Für die Goof-Fans gibt es in Folge 13 bei 42 Min. einen Schnittfehler (Kontoauszug Harry). All das macht nichts, es zeigt die nostalgische Zeit des Reihenfernsehens von 1974/1975. Auch hier hätte man sich eine Goof-Liste gewünscht, denn Produktions-, Schnitt-, Synchron- und Kulissenfehler gab es im Laufe von 24 Produktionsjahren viele.
Übrigens, an die Fernseh- und DVD-Macher sei gesagt: Derrick ist keine Fernsehserie, sondern eine Fernsehreihe, also Folgen mit in sich geschlossenen Handlungsbögen.
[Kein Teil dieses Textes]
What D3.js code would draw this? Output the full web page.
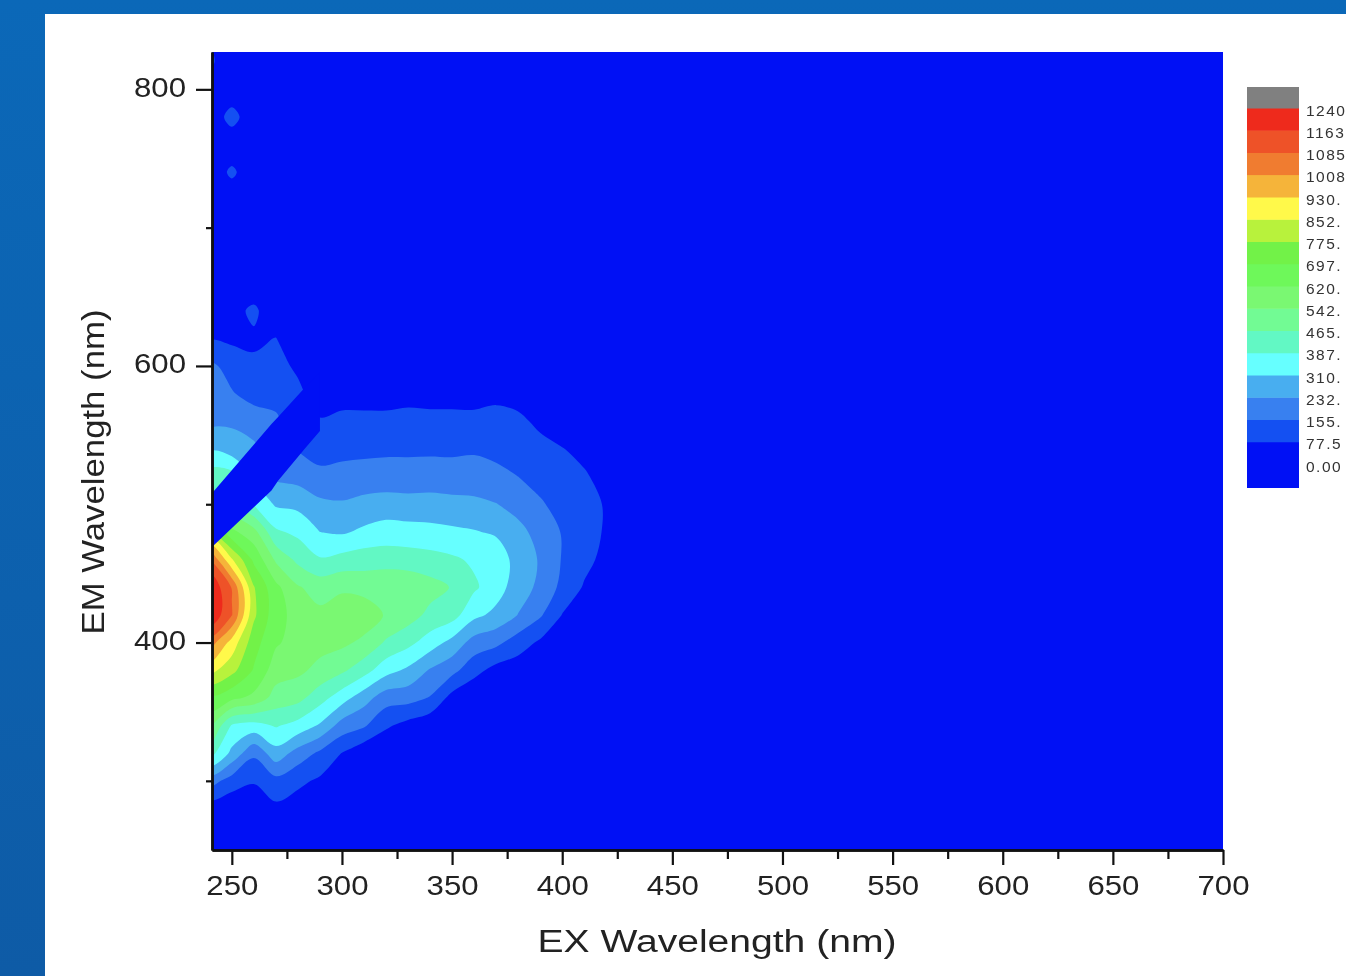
<!DOCTYPE html>
<meta charset="utf-8">
<style>
  html, body { margin: 0; padding: 0; overflow: hidden; background: #0b65b3; }
  svg { display: block; filter: blur(0.55px); }
  text { font-family: "Liberation Sans", Arial, sans-serif; fill: #222; }
</style>
<body>
<div id="vis"></div>
<script src="https://cdn.jsdelivr.net/npm/d3@7"></script>
<script>

const width = 1346,
    height = 976;

// excitation columns, emission rows (nm)
const exValues = [240,250,260,270,280,290,300,310,320,330,340,350,360,370,380,390,400,410,420,430];
const emValues = [260,280,300,320,340,360,380,400,420,440,460,480,500,520,540,560,580,600,620,640,660,680,700,720,740,760,780,800,820];

// intensity, one row per emission value
const intensity = [
  [0,0,0,0,0,0,0,0,0,0,0,0,0,0,0,0,0,0,0,0],
  [30,15,20,60,40,0,0,0,0,0,0,0,0,0,0,0,0,0,0,0],
  [190,120,85,130,95,65,0,0,0,0,0,0,0,0,0,0,0,0,0,0],
  [420,290,170,280,200,140,75,20,5,0,0,0,0,0,0,0,0,0,0,0],
  [560,380,360,395,360,300,200,165,90,50,20,5,0,0,0,0,0,0,0,0],
  [680,640,600,510,490,420,345,265,190,185,150,50,10,5,0,0,0,0,0,0],
  [880,800,690,580,560,520,480,420,340,295,225,180,105,50,35,10,0,0,0,0],
  [1050,900,730,630,590,570,560,525,455,410,350,285,200,175,115,65,30,0,0,0],
  [1235,1090,790,650,590,560,585,590,535,500,445,420,330,290,230,165,75,20,0,0],
  [1235,1080,780,640,550,510,530,515,530,525,495,460,400,345,270,215,135,70,30,0],
  [1090,860,680,530,445,395,415,430,430,425,415,400,375,355,280,225,150,100,55,0],
  [800,640,570,400,370,310,300,325,345,340,335,325,315,300,255,205,150,105,70,20],
  [500,480,380,300,290,250,240,255,265,260,260,255,250,235,205,165,125,100,72,25],
  [430,420,300,220,205,175,185,190,190,190,195,190,190,175,155,125,95,85,55,15],
  [300,270,250,180,150,125,130,135,140,140,140,140,145,135,120,95,80,60,30,0],
  [210,220,190,170,100,85,95,95,95,100,95,95,90,95,90,65,40,10,0,0],
  [200,160,130,125,100,30,50,50,50,55,55,55,60,65,55,15,0,0,0,0],
  [170,130,95,110,60,0,0,0,0,5,5,5,5,10,0,0,0,0,0,0],
  [70,60,60,80,0,0,0,0,0,0,0,0,0,0,0,0,0,0,0,0],
  [85,40,100,0,0,0,0,0,0,0,0,0,0,0,0,0,0,0,0,0],
  [40,0,0,0,0,0,0,0,0,0,0,0,0,0,0,0,0,0,0,0],
  [0,0,0,0,0,0,0,0,0,0,0,0,0,0,0,0,0,0,0,0],
  [0,0,0,0,0,0,0,0,0,0,0,0,0,0,0,0,0,0,0,0],
  [0,0,0,0,0,0,0,0,0,0,0,0,0,0,0,0,0,0,0,0],
  [0,100,0,0,0,0,0,0,0,0,0,0,0,0,0,0,0,0,0,0],
  [0,0,0,0,0,0,0,0,0,0,0,0,0,0,0,0,0,0,0,0],
  [0,120,0,0,0,0,0,0,0,0,0,0,0,0,0,0,0,0,0,0],
  [0,0,0,0,0,0,0,0,0,0,0,0,0,0,0,0,0,0,0,0],
  [100,0,0,0,0,0,0,0,0,0,0,0,0,0,0,0,0,0,0,0]
];

// scatter band where the instrument reads nothing
const bandEx = [241,268,271,283,290];
const bandEmLow = [469,510,517,540,553];
const bandEmHigh = [508,558,563,584,595];

const levels = [0,77.5,155,232.5,310,387.5,465,542.5,620,697.5,775,852.5,930,1008,1085,1163,1240];
const levelLabels = ['0.00','77.5','155.','232.','310.','387.','465.','542.','620.','697.','775.','852.','930.','1008','1085','1163','1240'];
const levelColors = ['#0010f5','#1450f2','#3880f0','#48aef0','#66ffff','#62f8c4','#72fb94','#7af872','#6ef85a','#72f248','#b8f23c','#fff94a','#f5b43a','#f07c30','#ee5228','#ee2a1c','#808080'];

const xTicks = [250,300,350,400,450,500,550,600,650,700];
const xMinorTicks = [275,325,375,425,475,525,575,625,675];
const yTicks = [400,600,800];
const yMinorTicks = [300,500,700];

const xScale = d3.scaleLinear().domain([241,700]).range([212,1223]);
const yScale = d3.scaleLinear().domain([250,827]).range([850,52]);
const legendScale = d3.scaleLinear().domain([0,1240]).range([464,108]);

const svg = d3.select('#vis')
    .append('svg')
    .attr('width', width)
    .attr('height', height);

const grad = svg.append('defs').append('linearGradient')
    .attr('id', 'page-bg')
    .attr('x1', 0).attr('x2', 0).attr('y1', 0).attr('y2', 1);
grad.append('stop').attr('offset', 0).attr('stop-color', '#0b68b8');
grad.append('stop').attr('offset', 1).attr('stop-color', '#0e5ba6');

svg.append('rect')
    .attr('width', width)
    .attr('height', height)
    .style('fill', 'url(#page-bg)');
svg.append('rect')
    .attr('x', 45)
    .attr('y', 14)
    .attr('width', width - 45)
    .attr('height', height - 14)
    .style('fill', '#fff');

svg.append('defs').append('clipPath')
    .attr('id', 'plot-clip')
    .append('rect')
    .attr('x', xScale(241))
    .attr('y', yScale(827))
    .attr('width', xScale(700) - xScale(241))
    .attr('height', yScale(250) - yScale(827));

const plotG = svg.append('g')
    .attr('class', 'plot-group')
    .attr('clip-path', 'url(#plot-clip)');

plotG.append('rect')
    .attr('x', xScale(241))
    .attr('y', yScale(827))
    .attr('width', xScale(700) - xScale(241))
    .attr('height', yScale(250) - yScale(827))
    .style('fill', levelColors[0]);

// d3.contours puts grid value i at i+0.5
const exStep = exValues[1] - exValues[0],
    emStep = emValues[1] - emValues[0];
const ringLine = d3.line()
    .x(p => xScale(exValues[0] + (p[0] - 0.5) * exStep))
    .y(p => yScale(emValues[0] + (p[1] - 0.5) * emStep))
    .curve(d3.curveCatmullRomClosed.alpha(0.5));
const contourPath = d => d.coordinates
    .map(poly => poly.map(ring => ringLine(ring.slice(0, -1))).join(''))
    .join('');

const contours = d3.contours()
    .size([exValues.length, emValues.length])
    .thresholds(levels.slice(1))
    (intensity.flat());

plotG.selectAll('.contour')
    .data(contours)
    .enter().append('path')
    .attr('class', 'contour')
    .attr('d', contourPath)
    .style('fill', (d,i) => levelColors[i + 1]);

const bandArea = d3.area()
    .x((d,i) => xScale(bandEx[i]))
    .y0((d,i) => yScale(bandEmLow[i]))
    .y1((d,i) => yScale(bandEmHigh[i]));
plotG.append('path')
    .attr('class', 'scatter-band')
    .attr('d', bandArea(bandEx))
    .style('fill', levelColors[0]);

// axes
svg.append('g')
    .attr('transform', 'translate(0,' + yScale(250) + ')')
    .call(d3.axisBottom(xScale).tickValues(xTicks).tickSize(15).tickSizeOuter(0).tickPadding(10));
svg.append('g')
    .attr('transform', 'translate(0,' + yScale(250) + ')')
    .call(d3.axisBottom(xScale).tickValues(xMinorTicks).tickSize(9).tickSizeOuter(0).tickFormat(''));
const yAxis = svg.append('g')
    .attr('transform', 'translate(' + xScale(241) + ',0)')
    .call(d3.axisLeft(yScale).tickValues(yTicks).tickSize(16).tickSizeOuter(0).tickPadding(10));
svg.append('g')
    .attr('transform', 'translate(' + xScale(241) + ',0)')
    .call(d3.axisLeft(yScale).tickValues(yMinorTicks).tickSize(6).tickSizeOuter(0).tickFormat(''));

svg.selectAll('.domain').style('stroke', '#111').style('stroke-width', 2.5);
svg.selectAll('.tick line').style('stroke', '#111').style('stroke-width', 2.2);
svg.selectAll('.tick text')
    .attr('textLength', 52)
    .attr('lengthAdjust', 'spacingAndGlyphs')
    .style('font-family', '"Liberation Sans", Arial, sans-serif')
    .style('font-size', '28px')
    .style('fill', '#222');
yAxis.selectAll('.tick text').attr('dy', '0.25em');

svg.append('text')
    .attr('x', 717)
    .attr('y', 952)
    .attr('text-anchor', 'middle')
    .attr('textLength', 359)
    .attr('lengthAdjust', 'spacingAndGlyphs')
    .style('font-size', '31px')
    .text('EX Wavelength (nm)');
svg.append('text')
    .attr('transform', 'translate(104,472) rotate(-90)')
    .attr('text-anchor', 'middle')
    .attr('textLength', 325)
    .attr('lengthAdjust', 'spacingAndGlyphs')
    .style('font-size', '31px')
    .text('EM Wavelength (nm)');

// colour key
const legendG = svg.append('g').attr('class', 'legend-group');
legendG.selectAll('.legend-band')
    .data(levels)
    .enter().append('rect')
    .attr('class', 'legend-band')
    .attr('x', 1247)
    .attr('width', 52)
    .attr('y', (d,i) => (i == levels.length - 1 ? 87 : legendScale(levels[i + 1])))
    .attr('height', (d,i) => {
      if (i == levels.length - 1) return legendScale(1240) - 87 + 0.5;
      if (i == 0) return 488 - legendScale(levels[1]);
      return legendScale(d) - legendScale(levels[i + 1]) + 0.5;
    })
    .style('fill', (d,i) => levelColors[i]);
legendG.selectAll('.legend-label')
    .data(levels)
    .enter().append('text')
    .attr('class', 'legend-label')
    .attr('x', 1306)
    .attr('y', d => legendScale(d) + 7.5)
    .style('font-size', '15.5px')
    .style('letter-spacing', '1.5px')
    .style('fill', '#333')
    .text((d,i) => levelLabels[i]);

</script>
</body>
Lobenswert sei zum Schluss noch zu erwähnen, dass die Fehler der missglückten Einzel-DVD-Veröffentlichungen aus dem Jahr 2004 nicht wiederholt wurden. So sind die damaligen Fehler (fehlende Abspänne, Timecodefehler, Schreibfehler, Kürzungen, nicht chronologische Veröffentlichungspolitik) nicht wiederholt worden. Zudem sind nun 3 anstatt nur 2 Folgen auf einer DVD gemastert, was der Qualität aber keinen Abbruch tut und den Sammelcharakter der Reihe in ein wirtschaftliches Verhältnis rückt. Ein Bild- und Soundremastering ist nicht erkennbar und auch nicht explizit benannt. Trotzdem machen die Einzelfolgen einen frischen Gesamteindruck. Das hohe Alter der ersten Folgen lässt diese technisch besser dastehen als man glauben mag.

Wir wollen hoffen, dass die genannten Verbesserungsvorschläge (z.B. Bonusmaterial, Sprachfassungen, Zusatzinfos als Booklet etc.) Gehör finden werden und die Fans auch endlich in den Genuss der restlichen 266 Folgen kommen. Man kann kaum glauben, dass das ZDF sich so lange Zeit gelassen hat, eines ihrer besten und erfolgreichsten Zugpferde im Stall auf eine solch endlos lange Bank zu schieben. Für die kleinen, fast vernachlässigbaren Mangelerscheinungen der Box und fehlendes Zusatzmaterial gibt es von mir einen Punkt Abzug. Das soll jedoch Ansporn sein, die nächste Staffel zu perfektionieren.

„Mein Name ist Derrick…Ihr Name sagt mir nichts…Das verstehe ich sehr gut, ich bin bei der Kriminalpolizei!“ Zitat eines Derrick-Telefongesprächs aus Folge 239 „Der Schlüssel“.